Em fevereiro de 2012, o Google avisou a todos os usuários que integraria todas as contas numa só e que, se não concordássemos em ser usuário de qualquer um de seus produtos, tínhamos 30 dias para encerrar a conta, ou o uso dela caracterizaria aceite das novas normas. Eu? Não queria usar o Google Drive, muito menos o Google Mais, e qual quer outro produto além do e-mail e da agenda. Passei o mês maluca, entre preparar disciplinas do semestre, organizar o Texto Livre e tentar achar uma solução para sair do gmail. Porquê? Porque eu trabalho com e-mail (e com a agenda integrada do google), 70% daquilo que preciso acontece lá e simplesmente fechar a conta em que eu centralizava tudo seria um desastre, podia contar que o ano estaria todo comprometido, sem exageros. Perdi todas as horas que pude em busca de uma solução e não achei. Resolvia o e-mail, que era o mais fácil, mas perdia toda a agenda. As melhores soluções livres que encontrei seriam para ter a agenda e o e-mail no computador, mas isso acarretaria um trabalho extra enorme para atualizar tudo, sem contar com a questão de espaço físico no disco, haja espaço!
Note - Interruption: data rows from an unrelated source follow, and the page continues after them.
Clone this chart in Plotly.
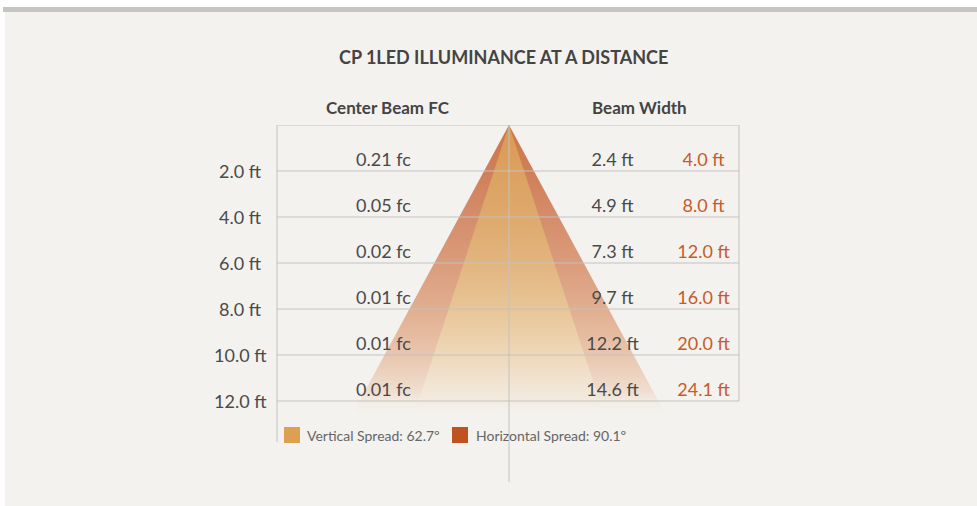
import plotly.graph_objects as go

# ---- data ----
distances_ft = [2, 4, 6, 8, 10, 12]
distance_labels = ["2.0 ft", "4.0 ft", "6.0 ft", "8.0 ft", "10.0 ft", "12.0 ft"]
center_beam_fc = [0.21, 0.05, 0.02, 0.01, 0.01, 0.01]
vertical_width_ft = [2.4, 4.9, 7.3, 9.7, 12.2, 14.6]
horizontal_width_ft = [4.0, 8.0, 12.0, 16.0, 20.0, 24.1]
vertical_spread_deg = 62.7
horizontal_spread_deg = 90.1
title_text = "CP 1LED ILLUMINANCE AT A DISTANCE"

# ---- layout constants ----
W, H = 977, 506
BG = "#f3f2ee"
GRID = "#c2c2c2"
TXT = "#4a4a4a"
ORANGE_TXT = "#c85a2a"
FONT = "Lato"

# pixel geometry helpers (paper coords)
def px(x):
    return x / W

def py(y):
    return (H - y) / H

k = 12.4  # px per ft of half beam width
x_left_px, x_center_px, x_right_px = 277, 509, 739
y_top_px, y_bottom_px = 125, 482
px_per_ft_y = 23.0

x_range = [-(x_center_px - x_left_px) / k, (x_right_px - x_center_px) / k]
y_range = [(y_bottom_px - y_top_px) / px_per_ft_y, 0]

D_end = 12.5  # cone fades out just past the last distance

fig = go.Figure()

def cone(widths, stops):
    half_per_ft = widths[-1] / distances_ft[-1] / 2
    hw = half_per_ft * D_end
    return go.Scatter(
        x=[0, -hw, hw, 0], y=[0, D_end, D_end, 0],
        mode="lines", line=dict(width=0), fill="toself",
        fillgradient=dict(type="vertical", colorscale=stops, start=0, stop=D_end),
        hoverinfo="skip", showlegend=False,
    )

outer_stops = [
    [0.0, "rgba(205,117,74,1)"],
    [0.16, "rgba(208,127,88,1)"],
    [0.32, "rgba(213,141,106,1)"],
    [0.48, "rgba(218,156,123,1)"],
    [0.64, "rgba(225,174,144,1)"],
    [0.80, "rgba(233,198,174,1)"],
    [0.93, "rgba(240,223,209,1)"],
    [1.0, "rgba(243,240,236,0.2)"],
]
inner_stops = [
    [0.0, "rgba(218,153,86,1)"],
    [0.16, "rgba(220,161,96,1)"],
    [0.32, "rgba(222,169,108,1)"],
    [0.48, "rgba(226,181,127,1)"],
    [0.64, "rgba(232,197,151,1)"],
    [0.80, "rgba(238,216,185,1)"],
    [0.93, "rgba(242,232,218,1)"],
    [1.0, "rgba(243,240,236,0.2)"],
]
fig.add_trace(cone(horizontal_width_ft, outer_stops))
fig.add_trace(cone(vertical_width_ft, inner_stops))

text_y = [d - 0.43 for d in distances_ft]
font_val = dict(family=FONT, size=18, color=TXT)
fig.add_trace(go.Scatter(
    x=[(383.5 - x_center_px) / k] * len(distances_ft), y=text_y, mode="text",
    text=[f"{v:.2f} fc" for v in center_beam_fc], textfont=font_val,
    textposition="middle center", hoverinfo="skip", showlegend=False))
fig.add_trace(go.Scatter(
    x=[(612.5 - x_center_px) / k] * len(distances_ft), y=text_y, mode="text",
    text=[f"{v:.1f} ft" for v in vertical_width_ft], textfont=font_val,
    textposition="middle center", hoverinfo="skip", showlegend=False))
fig.add_trace(go.Scatter(
    x=[(703.5 - x_center_px) / k] * len(distances_ft), y=text_y, mode="text",
    text=[f"{v:.1f} ft" for v in horizontal_width_ft],
    textfont=dict(family=FONT, size=18, color=ORANGE_TXT),
    textposition="middle center", hoverinfo="skip", showlegend=False))

shapes = []
# panel background and top band
shapes.append(dict(type="rect", xref="paper", yref="paper", x0=px(5), x1=1, y0=0, y1=py(12),
                   fillcolor=BG, line=dict(width=0), layer="below"))
shapes.append(dict(type="rect", xref="paper", yref="paper", x0=px(3), x1=1, y0=py(12), y1=py(7),
                   fillcolor="#c7c5c1", line=dict(width=0), layer="below"))
# horizontal lines (top + each distance)
for d in [0] + distances_ft:
    shapes.append(dict(type="line", xref="paper", yref="y", x0=px(x_left_px), x1=px(x_right_px),
                       y0=d, y1=d, line=dict(color=GRID, width=1), layer="above"))
# verticals
shapes.append(dict(type="line", xref="paper", yref="y", x0=px(x_left_px), x1=px(x_left_px),
                   y0=0, y1=(442 - y_top_px) / px_per_ft_y, line=dict(color=GRID, width=1), layer="above"))
shapes.append(dict(type="line", xref="paper", yref="y", x0=px(x_right_px), x1=px(x_right_px),
                   y0=0, y1=distances_ft[-1], line=dict(color=GRID, width=1), layer="above"))
shapes.append(dict(type="line", xref="x", yref="y", x0=0, x1=0,
                   y0=0, y1=y_range[0], line=dict(color=GRID, width=1), layer="above"))
# legend swatches
shapes.append(dict(type="rect", xref="paper", yref="paper", x0=px(284), x1=px(300), y0=py(443), y1=py(427),
                   fillcolor="#dca052", line=dict(width=0)))
shapes.append(dict(type="rect", xref="paper", yref="paper", x0=px(452), x1=px(468), y0=py(443), y1=py(427),
                   fillcolor="#c0521f", line=dict(width=0)))

annotations = []
annotations.append(dict(text=f"<b>{title_text}</b>", xref="paper", yref="paper", x=px(503), y=py(57),
                        showarrow=False, xanchor="center", yanchor="middle",
                        font=dict(family=FONT, size=18, color="#444444")))
annotations.append(dict(text="<b>Center Beam FC</b>", xref="paper", yref="paper", x=px(388), y=py(107),
                        showarrow=False, xanchor="center", yanchor="middle",
                        font=dict(family=FONT, size=17, color="#444444")))
annotations.append(dict(text="<b>Beam Width</b>", xref="paper", yref="paper", x=px(639), y=py(107),
                        showarrow=False, xanchor="center", yanchor="middle",
                        font=dict(family=FONT, size=17, color="#444444")))
for d, lab in zip(distances_ft, distance_labels):
    annotations.append(dict(text=lab, xref="paper", yref="y", x=px(240), y=d,
                            showarrow=False, xanchor="center", yanchor="middle",
                            font=dict(family=FONT, size=18, color=TXT)))
annotations.append(dict(text=f"Vertical Spread: {vertical_spread_deg}º", xref="paper", yref="paper",
                        x=px(305), y=py(435), showarrow=False, xanchor="left", yanchor="middle",
                        font=dict(family=FONT, size=14, color="#666666")))
annotations.append(dict(text=f"Horizontal Spread: {horizontal_spread_deg}º", xref="paper", yref="paper",
                        x=px(474), y=py(435), showarrow=False, xanchor="left", yanchor="middle",
                        font=dict(family=FONT, size=14, color="#666666")))

fig.update_layout(
    width=W, height=H, autosize=False,
    margin=dict(l=0, r=0, t=0, b=0),
    paper_bgcolor="white", plot_bgcolor="rgba(0,0,0,0)",
    xaxis=dict(domain=[px(x_left_px), px(x_right_px)], range=x_range, visible=False, fixedrange=True),
    yaxis=dict(domain=[py(y_bottom_px), py(y_top_px)], range=y_range, visible=False, fixedrange=True),
    shapes=shapes, annotations=annotations, showlegend=False,
)

fig.write_html(
    "out.html",
    config={"displayModeBar": False},
    post_script="document.body.style.margin='0';document.body.style.overflow='hidden';",
)
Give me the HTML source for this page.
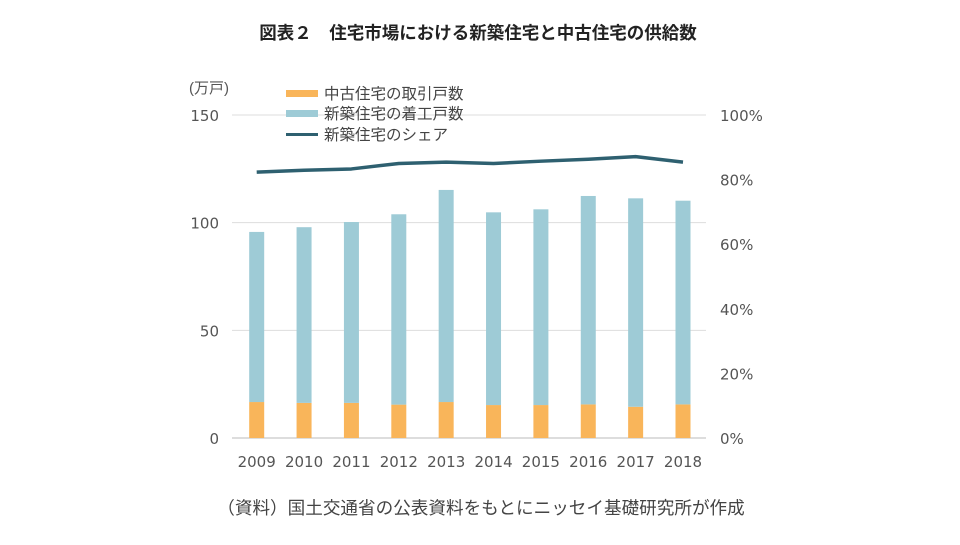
<!DOCTYPE html>
<html><head><meta charset="utf-8"><style>
body{margin:0;background:#fff;}
svg text{font-family:"DejaVu Sans","Noto Sans CJK JP",sans-serif;}
svg text.cjk{font-family:"Liberation Sans","Noto Sans CJK JP",sans-serif;}
</style></head><body>
<svg width="960" height="540" viewBox="0 0 960 540">
<text class="cjk" x="478" y="39" text-anchor="middle" font-size="17.5" font-weight="bold" fill="#222">図表２　住宅市場における新築住宅と中古住宅の供給数</text>
<text class="cjk" x="189" y="93" font-size="15" fill="#555">(万戸)</text>
<g id="grid"></g><g id="bars"></g><g id="line"></g><g id="axes"></g>
<g>
<rect x="286" y="90" width="32" height="7" fill="#f9b55a"/>
<text class="cjk" x="324" y="99" font-size="15.5" fill="#444">中古住宅の取引戸数</text>
<rect x="286" y="110" width="32" height="7" fill="#9ecbd6"/>
<text class="cjk" x="324" y="119" font-size="15.5" fill="#444">新築住宅の着工戸数</text>
<rect x="286" y="133" width="32" height="3" fill="#2e6070"/>
<text class="cjk" x="324" y="140" font-size="15.5" fill="#444">新築住宅のシェア</text>
</g>
<text class="cjk" x="481" y="514" text-anchor="middle" font-size="17.6" fill="#444">（資料）国土交通省の公表資料をもとにニッセイ基礎研究所が作成</text>
</svg>
<script>
const years=["2009","2010","2011","2012","2013","2014","2015","2016","2017","2018"];
const usedHomes=[16.7,16.3,16.3,15.5,16.7,15.3,15.3,15.6,14.5,15.6];
const newHomes=[79.0,81.6,84.0,88.4,98.5,89.5,90.9,96.8,96.8,94.6];
const newShare=[82.3,82.9,83.3,85.0,85.4,85.0,85.7,86.3,87.1,85.4];
const leftTicks=[0,50,100,150];
const rightTicks=[0,20,40,60,80,100];
const NS="http://www.w3.org/2000/svg";
const y0=438,yTop=115,leftMax=150;
const yL=v=>y0-(y0-yTop)*v/leftMax;
const yR=v=>y0-(y0-yTop)*v/100;
const xC=i=>256.7+i*(683-256.7)/(years.length-1);
function mk(t,a,p){const e=document.createElementNS(NS,t);for(const k in a)e.setAttribute(k,a[k]);p.appendChild(e);return e;}
const grid=document.getElementById('grid'),bars=document.getElementById('bars'),line=document.getElementById('line'),axes=document.getElementById('axes');
leftTicks.forEach(v=>{
 const l=mk('line',{x1:232,x2:706,y1:yL(v),y2:yL(v),stroke:v===0?'#bbb':'#ddd','stroke-width':1},grid);
 
 
 const t=mk('text',{x:219,y:yL(v)+6,'text-anchor':'end','font-size':15,fill:'#555'},axes);
 t.textContent=v;
 
 
});
rightTicks.forEach(v=>{
 const t=mk('text',{x:720,y:yR(v)+6,'font-size':15,fill:'#555'},axes);
 t.textContent=v+'%';
 
 
});
const bw=15;
years.forEach((yr,i)=>{
 const x=xC(i)-bw/2;
 const r1=mk('rect',{x:x,y:yL(usedHomes[i]),width:bw,height:y0-yL(usedHomes[i]),fill:'#f9b55a'},bars);
 
 
 const top=usedHomes[i]+newHomes[i];
 const r2=mk('rect',{x:x,y:yL(top),width:bw,height:yL(usedHomes[i])-yL(top),fill:'#9ecbd6'},bars);
 
 
 const t=mk('text',{x:xC(i),y:467,'text-anchor':'middle','font-size':15,fill:'#555'},axes);
 t.textContent=yr;
 
 
});
const pl=mk('polyline',{points:newShare.map((v,i)=>xC(i)+','+yR(v)).join(' '),fill:'none',stroke:'#2e6070','stroke-width':3.5,'stroke-linejoin':'round'},line);


</script>
</body></html>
Muito a contragosto, continuei no Gmail e continuo até hoje. Cada vez que digito uma mensagem, estou fornecendo dados sobre mim mesma para essa empresa. Consciente da opressão que sofro, sou ainda incapaz de resolver o problema. Ainda estou procurando tempo para encontrar uma solução.
Um produto do Google eu passei a usar por conveniência, o Youtube. Mas deixei de usar o Google para buscas online. Porque? Simplesmente porque o Google me conhece tanto que qualquer busca que eu faça na internet vai, em última análise, trazer mais de mim mesma, ou seja, ele decide o que quero a partir dos temas que costumo frequentar eme impede de conhecer coisas novas, realmente novas. Hoje eu uso o DuckDuckGo.com, “the search engine that doesn’t track you”:
Bem, esta semana recebi uma mensagem do Goole, com conteúdo semelhante a outra recebida hoje, do ORCID: estão mudando as regras porque uma lei européia (General Data Protection Regulation) exige agora maior clareza dos termos de uso (já não era sem tempo!). Talvez, com isso, mais pessoas leiam as licenças antes de fechar os contratos.
A pergunta que não quer calar: toda vez que instalamos um aplicativo no celular, concordamos que ele acesse pelo menos parte importante de nossos dados. Cadê os termos de uso discriminados e completos? Onde estamos nos metendo? O que será feito disso? Como isso poderá nos afetar?
A meu ver, estamos assinando papéis em branco e dando de presente a essas empresas que, como o Google, nem na minha mais alucinada ilusão ingênua eu poderia pensar que vão fazer algo que possa me defender contra elas. Até onde sei, somos indivíduos com direito à privacidade estabelecida por lei. Se os dados da ciência devem ser abertos, os dados pessoais não, exceto com nossa aprovação explícita e ratificada a cada situação em que isso puder acontecer. Muito menos, devem deixar de ser nossos simplesmente porque usamos um software ou aplicativo: deveria ser um direito inalienável. Então, se nosso direito está sendo roubado, no mínimo precisamos ter consciência disso e, sem dúvidas, este deveria ser um tópico indispensável de qualquer trabalho de letramento ou inclusão digital.